§ **Given request**:
Assemble all lines in which the string "that" appears.

---------- Provided information

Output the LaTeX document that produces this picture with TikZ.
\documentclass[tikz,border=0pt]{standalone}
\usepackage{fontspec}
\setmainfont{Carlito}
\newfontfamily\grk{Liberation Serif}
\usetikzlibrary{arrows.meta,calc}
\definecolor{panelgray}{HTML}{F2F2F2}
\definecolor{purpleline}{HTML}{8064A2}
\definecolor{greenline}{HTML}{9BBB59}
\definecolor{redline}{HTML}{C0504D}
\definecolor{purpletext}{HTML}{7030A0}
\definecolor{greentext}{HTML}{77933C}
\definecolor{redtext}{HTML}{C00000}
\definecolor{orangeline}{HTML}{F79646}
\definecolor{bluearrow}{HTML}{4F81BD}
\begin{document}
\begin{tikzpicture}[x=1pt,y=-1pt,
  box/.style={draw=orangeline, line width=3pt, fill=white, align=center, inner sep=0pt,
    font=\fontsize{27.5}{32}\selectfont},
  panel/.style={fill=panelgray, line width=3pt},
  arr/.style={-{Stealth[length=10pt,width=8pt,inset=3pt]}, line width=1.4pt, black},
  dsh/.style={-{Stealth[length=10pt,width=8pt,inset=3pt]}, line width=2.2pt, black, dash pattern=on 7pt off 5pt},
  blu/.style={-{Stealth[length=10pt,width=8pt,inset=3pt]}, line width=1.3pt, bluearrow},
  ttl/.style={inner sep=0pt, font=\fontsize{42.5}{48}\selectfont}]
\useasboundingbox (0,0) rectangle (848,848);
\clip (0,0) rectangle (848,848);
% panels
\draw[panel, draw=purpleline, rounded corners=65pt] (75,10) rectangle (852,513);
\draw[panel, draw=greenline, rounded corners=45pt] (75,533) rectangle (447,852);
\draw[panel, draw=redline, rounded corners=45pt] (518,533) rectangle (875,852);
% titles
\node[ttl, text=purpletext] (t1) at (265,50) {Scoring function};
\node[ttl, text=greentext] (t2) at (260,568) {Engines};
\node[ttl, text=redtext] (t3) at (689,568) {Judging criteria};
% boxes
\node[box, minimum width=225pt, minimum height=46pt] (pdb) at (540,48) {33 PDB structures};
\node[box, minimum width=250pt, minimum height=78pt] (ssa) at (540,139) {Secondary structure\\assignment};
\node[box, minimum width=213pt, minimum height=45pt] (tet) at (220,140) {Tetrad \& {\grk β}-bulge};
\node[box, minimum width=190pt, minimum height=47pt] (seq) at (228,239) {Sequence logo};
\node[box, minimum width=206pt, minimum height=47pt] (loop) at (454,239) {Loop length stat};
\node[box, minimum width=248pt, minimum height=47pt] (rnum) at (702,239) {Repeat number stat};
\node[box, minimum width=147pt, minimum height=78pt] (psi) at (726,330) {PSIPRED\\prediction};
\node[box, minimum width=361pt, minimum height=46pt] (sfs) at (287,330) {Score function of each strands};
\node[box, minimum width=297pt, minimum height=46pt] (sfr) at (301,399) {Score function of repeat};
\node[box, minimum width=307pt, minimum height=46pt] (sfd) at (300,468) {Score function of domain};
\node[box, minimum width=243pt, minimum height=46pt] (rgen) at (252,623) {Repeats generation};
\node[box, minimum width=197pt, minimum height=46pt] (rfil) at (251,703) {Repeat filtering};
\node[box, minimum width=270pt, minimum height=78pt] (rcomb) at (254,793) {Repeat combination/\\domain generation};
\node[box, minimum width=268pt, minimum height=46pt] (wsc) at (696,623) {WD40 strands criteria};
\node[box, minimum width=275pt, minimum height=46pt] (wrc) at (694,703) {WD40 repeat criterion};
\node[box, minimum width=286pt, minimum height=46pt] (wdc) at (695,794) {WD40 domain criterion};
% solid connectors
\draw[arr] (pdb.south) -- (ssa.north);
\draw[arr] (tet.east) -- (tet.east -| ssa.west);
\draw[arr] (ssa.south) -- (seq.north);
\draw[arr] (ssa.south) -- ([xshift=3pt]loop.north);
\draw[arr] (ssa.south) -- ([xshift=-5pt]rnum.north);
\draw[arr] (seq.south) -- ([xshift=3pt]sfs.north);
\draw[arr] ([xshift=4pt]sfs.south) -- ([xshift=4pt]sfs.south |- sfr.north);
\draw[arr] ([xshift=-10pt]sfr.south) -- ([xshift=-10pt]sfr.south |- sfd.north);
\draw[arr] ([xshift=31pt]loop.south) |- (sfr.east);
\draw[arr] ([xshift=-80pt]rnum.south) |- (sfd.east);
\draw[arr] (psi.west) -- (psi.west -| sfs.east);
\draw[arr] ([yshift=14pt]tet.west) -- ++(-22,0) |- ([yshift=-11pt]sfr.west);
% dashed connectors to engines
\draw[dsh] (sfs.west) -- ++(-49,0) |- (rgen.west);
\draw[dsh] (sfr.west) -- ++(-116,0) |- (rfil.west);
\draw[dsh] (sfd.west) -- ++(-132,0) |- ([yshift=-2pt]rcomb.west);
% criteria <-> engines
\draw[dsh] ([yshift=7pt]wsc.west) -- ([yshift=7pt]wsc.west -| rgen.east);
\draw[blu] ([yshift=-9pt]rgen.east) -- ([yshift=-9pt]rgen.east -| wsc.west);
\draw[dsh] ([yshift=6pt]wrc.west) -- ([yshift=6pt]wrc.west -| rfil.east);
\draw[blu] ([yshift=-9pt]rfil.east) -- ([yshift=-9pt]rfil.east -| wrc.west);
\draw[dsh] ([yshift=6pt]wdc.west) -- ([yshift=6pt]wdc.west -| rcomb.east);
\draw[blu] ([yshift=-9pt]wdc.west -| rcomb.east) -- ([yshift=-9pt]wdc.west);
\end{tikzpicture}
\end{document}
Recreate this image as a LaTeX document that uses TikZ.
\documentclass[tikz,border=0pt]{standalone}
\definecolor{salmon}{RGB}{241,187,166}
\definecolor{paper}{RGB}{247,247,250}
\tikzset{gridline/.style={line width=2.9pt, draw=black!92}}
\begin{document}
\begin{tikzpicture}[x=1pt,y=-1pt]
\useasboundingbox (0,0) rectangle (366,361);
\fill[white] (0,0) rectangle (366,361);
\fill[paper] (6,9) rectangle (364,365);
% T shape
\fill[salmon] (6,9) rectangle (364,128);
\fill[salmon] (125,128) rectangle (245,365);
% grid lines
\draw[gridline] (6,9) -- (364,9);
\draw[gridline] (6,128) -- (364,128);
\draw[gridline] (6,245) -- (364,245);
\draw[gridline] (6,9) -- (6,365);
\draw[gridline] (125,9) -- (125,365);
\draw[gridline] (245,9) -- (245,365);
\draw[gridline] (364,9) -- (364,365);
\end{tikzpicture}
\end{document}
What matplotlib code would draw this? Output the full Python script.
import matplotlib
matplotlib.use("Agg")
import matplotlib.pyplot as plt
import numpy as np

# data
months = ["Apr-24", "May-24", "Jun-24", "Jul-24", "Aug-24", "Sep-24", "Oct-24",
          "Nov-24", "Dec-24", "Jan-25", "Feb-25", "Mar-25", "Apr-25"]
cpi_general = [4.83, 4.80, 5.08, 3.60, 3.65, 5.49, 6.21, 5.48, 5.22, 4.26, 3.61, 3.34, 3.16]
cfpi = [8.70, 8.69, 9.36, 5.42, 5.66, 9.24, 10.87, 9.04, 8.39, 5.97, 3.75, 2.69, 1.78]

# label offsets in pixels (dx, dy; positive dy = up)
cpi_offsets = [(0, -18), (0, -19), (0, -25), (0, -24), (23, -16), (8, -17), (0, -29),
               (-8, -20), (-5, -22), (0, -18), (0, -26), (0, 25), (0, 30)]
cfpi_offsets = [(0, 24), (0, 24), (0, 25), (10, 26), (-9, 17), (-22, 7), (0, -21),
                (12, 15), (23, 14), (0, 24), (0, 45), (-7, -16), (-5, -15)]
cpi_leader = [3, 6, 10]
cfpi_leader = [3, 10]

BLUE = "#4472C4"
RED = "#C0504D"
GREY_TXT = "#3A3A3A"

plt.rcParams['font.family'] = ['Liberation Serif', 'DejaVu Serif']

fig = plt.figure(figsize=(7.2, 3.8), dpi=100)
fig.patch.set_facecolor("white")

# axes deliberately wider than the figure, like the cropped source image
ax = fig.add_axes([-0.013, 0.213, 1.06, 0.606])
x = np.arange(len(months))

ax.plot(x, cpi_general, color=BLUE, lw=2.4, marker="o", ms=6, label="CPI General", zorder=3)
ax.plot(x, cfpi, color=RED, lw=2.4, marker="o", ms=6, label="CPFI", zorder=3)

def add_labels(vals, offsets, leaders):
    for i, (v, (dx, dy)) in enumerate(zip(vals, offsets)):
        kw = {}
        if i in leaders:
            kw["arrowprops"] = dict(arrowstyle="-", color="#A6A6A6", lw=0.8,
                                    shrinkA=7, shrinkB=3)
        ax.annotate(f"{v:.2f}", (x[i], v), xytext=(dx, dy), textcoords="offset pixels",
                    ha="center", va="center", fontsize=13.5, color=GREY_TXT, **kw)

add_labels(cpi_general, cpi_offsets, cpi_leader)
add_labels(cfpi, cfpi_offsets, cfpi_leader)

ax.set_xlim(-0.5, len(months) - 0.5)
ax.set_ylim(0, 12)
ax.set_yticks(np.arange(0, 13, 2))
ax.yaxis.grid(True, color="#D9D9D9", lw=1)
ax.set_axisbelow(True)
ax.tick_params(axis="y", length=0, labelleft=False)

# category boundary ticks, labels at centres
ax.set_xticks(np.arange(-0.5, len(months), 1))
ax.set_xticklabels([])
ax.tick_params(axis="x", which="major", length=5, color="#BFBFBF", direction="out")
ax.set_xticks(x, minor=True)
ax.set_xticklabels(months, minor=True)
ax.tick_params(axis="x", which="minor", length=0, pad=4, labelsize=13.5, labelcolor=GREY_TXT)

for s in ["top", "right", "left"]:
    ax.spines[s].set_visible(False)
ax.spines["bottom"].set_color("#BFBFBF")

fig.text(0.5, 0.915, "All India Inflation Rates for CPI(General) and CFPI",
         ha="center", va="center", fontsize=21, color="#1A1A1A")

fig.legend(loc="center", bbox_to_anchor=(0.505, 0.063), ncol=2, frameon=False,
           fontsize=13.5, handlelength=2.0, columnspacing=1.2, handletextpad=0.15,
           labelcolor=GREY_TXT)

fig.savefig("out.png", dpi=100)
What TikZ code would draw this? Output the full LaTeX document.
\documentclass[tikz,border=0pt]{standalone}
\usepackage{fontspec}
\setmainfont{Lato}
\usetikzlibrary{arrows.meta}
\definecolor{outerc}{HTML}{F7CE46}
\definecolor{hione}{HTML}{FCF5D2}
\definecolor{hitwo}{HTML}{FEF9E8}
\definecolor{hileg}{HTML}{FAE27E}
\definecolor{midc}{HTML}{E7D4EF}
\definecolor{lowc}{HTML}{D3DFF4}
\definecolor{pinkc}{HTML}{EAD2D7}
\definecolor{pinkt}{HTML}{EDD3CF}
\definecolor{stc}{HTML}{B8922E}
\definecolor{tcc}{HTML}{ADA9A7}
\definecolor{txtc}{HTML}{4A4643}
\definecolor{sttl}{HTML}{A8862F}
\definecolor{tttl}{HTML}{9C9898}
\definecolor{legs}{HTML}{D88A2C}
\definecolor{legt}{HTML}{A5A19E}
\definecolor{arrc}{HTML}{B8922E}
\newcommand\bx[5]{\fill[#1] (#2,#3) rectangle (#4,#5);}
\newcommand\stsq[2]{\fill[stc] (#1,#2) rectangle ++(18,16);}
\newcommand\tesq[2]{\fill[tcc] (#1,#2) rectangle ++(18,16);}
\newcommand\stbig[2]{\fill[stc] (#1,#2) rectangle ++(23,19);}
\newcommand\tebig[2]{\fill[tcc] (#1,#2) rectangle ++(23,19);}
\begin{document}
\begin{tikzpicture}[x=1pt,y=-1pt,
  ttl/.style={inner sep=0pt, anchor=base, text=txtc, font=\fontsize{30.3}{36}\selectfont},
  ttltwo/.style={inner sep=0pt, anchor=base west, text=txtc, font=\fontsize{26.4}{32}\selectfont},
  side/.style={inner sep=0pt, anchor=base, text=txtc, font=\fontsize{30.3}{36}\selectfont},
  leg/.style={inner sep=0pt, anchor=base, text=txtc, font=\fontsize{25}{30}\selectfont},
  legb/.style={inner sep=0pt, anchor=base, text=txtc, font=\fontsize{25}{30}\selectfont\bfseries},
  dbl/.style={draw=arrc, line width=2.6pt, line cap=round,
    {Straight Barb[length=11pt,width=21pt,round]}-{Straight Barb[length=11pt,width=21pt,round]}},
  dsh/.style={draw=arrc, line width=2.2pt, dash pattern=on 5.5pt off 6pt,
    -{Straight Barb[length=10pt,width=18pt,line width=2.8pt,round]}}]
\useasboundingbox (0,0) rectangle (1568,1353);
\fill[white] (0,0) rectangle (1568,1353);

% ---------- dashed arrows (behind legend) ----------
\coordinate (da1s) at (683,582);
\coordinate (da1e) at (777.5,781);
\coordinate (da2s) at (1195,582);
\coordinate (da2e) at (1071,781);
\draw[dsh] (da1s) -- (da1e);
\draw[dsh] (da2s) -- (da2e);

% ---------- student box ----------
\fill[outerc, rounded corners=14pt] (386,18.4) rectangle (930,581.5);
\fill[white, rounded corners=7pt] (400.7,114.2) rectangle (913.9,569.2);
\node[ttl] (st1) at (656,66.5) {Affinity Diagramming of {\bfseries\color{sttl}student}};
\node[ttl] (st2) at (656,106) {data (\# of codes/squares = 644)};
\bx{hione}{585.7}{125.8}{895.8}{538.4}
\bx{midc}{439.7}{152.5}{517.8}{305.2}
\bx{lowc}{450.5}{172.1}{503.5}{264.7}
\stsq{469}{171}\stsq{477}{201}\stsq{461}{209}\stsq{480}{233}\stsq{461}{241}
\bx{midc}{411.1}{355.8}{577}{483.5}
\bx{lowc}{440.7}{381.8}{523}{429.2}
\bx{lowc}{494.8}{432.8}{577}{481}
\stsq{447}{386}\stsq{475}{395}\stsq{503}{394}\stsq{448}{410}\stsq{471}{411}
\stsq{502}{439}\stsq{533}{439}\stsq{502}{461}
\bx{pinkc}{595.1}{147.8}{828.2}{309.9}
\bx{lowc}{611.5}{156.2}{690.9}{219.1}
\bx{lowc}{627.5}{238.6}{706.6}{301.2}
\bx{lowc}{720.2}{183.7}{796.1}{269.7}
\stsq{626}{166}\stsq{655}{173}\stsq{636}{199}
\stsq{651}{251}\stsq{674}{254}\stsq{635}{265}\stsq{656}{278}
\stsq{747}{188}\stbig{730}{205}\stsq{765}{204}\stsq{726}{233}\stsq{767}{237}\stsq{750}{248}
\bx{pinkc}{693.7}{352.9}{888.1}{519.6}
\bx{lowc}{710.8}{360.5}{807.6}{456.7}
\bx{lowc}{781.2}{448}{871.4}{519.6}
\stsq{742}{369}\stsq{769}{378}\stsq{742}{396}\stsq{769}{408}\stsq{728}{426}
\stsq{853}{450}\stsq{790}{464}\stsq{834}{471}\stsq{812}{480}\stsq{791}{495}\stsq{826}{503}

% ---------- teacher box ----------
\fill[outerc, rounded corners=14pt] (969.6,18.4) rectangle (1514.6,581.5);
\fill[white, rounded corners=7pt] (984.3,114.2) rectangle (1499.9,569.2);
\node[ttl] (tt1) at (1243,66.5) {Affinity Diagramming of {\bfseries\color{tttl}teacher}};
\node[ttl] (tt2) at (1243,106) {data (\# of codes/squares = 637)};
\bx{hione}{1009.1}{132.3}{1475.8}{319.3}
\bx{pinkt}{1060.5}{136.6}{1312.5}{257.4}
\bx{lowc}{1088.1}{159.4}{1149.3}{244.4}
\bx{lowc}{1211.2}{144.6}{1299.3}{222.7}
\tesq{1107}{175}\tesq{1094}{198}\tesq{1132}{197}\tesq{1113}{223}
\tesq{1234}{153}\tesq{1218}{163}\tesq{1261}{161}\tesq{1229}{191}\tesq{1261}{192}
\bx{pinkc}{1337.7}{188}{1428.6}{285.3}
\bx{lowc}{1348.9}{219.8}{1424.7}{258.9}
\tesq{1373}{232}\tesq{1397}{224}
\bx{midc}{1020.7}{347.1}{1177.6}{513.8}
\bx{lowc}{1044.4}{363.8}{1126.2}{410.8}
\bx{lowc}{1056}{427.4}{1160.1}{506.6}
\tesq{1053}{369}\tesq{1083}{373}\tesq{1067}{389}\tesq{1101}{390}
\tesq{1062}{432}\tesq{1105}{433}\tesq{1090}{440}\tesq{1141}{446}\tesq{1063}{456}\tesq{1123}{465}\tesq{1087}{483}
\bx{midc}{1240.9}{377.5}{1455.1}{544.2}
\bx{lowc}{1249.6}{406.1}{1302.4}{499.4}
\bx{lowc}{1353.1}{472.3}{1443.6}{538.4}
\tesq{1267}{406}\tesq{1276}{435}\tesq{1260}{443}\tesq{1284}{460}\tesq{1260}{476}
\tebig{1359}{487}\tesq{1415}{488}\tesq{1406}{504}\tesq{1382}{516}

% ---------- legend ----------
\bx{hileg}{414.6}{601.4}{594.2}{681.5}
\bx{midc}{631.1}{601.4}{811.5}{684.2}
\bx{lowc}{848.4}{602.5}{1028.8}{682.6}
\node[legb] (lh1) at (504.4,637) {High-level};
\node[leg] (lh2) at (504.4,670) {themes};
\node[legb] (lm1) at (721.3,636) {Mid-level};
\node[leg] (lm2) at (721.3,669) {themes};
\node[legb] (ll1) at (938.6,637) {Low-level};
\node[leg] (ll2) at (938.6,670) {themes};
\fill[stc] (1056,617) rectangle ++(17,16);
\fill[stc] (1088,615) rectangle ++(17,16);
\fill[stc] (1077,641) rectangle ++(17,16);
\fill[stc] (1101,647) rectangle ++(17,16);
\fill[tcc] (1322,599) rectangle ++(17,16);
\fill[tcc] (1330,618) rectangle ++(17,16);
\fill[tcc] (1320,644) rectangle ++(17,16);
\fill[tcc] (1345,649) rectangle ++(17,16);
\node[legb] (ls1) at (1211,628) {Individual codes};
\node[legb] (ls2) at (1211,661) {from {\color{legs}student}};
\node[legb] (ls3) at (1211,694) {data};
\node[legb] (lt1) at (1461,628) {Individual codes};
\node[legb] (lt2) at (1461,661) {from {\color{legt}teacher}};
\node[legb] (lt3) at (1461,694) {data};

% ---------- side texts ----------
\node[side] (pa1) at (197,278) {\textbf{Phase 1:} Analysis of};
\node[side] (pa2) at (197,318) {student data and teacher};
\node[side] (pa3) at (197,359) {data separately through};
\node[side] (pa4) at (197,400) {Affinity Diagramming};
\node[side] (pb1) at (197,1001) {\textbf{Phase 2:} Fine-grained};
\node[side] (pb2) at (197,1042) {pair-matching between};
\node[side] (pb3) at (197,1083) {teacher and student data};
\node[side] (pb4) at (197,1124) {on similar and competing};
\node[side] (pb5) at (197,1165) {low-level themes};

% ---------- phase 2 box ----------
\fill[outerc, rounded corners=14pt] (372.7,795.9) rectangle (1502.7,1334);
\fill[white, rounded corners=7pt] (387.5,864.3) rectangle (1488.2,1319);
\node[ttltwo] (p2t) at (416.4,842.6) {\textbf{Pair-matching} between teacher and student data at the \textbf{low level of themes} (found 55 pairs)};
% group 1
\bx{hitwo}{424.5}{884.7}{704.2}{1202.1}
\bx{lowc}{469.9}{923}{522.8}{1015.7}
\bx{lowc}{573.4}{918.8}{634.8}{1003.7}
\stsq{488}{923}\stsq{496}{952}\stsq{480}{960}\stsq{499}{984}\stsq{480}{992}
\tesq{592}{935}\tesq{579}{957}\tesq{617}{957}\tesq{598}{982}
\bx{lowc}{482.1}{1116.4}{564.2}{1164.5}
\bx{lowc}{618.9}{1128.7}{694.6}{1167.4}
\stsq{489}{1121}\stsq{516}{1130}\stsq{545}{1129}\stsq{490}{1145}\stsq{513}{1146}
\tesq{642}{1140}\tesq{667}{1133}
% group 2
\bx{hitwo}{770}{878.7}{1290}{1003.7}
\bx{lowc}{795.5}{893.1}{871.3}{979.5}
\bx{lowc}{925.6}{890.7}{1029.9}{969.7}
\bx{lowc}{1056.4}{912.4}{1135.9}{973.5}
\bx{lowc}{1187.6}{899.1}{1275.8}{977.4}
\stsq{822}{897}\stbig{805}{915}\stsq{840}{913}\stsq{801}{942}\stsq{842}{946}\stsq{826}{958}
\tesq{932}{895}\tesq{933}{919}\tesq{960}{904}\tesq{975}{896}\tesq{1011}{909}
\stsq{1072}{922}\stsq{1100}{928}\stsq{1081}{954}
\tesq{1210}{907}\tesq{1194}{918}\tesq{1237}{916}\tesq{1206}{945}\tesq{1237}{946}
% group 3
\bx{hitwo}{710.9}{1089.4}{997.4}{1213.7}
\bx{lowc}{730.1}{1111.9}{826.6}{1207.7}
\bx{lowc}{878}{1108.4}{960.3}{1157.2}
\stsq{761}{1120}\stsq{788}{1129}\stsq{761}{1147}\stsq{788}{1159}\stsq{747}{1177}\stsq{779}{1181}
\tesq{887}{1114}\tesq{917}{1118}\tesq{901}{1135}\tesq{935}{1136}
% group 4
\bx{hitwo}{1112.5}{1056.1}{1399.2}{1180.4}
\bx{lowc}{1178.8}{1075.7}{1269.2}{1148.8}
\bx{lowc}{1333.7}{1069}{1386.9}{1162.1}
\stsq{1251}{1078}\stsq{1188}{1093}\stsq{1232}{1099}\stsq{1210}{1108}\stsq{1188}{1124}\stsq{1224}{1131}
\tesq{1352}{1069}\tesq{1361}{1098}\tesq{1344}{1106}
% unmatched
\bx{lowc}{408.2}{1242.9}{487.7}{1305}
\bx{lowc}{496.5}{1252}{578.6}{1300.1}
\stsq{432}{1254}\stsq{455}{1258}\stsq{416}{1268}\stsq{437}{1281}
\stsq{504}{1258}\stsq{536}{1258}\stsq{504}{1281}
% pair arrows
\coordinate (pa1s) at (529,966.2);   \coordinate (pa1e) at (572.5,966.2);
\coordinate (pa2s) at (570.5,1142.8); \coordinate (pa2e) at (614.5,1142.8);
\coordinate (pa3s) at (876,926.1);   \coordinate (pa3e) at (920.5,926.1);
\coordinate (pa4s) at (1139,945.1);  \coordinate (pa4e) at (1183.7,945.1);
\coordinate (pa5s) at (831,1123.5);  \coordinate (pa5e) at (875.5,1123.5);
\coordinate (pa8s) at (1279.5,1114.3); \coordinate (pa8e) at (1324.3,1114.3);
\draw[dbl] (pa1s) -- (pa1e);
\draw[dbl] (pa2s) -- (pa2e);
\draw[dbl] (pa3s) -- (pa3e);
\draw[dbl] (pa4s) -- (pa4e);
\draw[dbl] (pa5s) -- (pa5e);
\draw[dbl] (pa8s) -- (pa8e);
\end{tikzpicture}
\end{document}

--------------------

§ **Output for this task**:
Output the LaTeX document that produces this picture with TikZ.
Recreate this image as a LaTeX document that uses TikZ.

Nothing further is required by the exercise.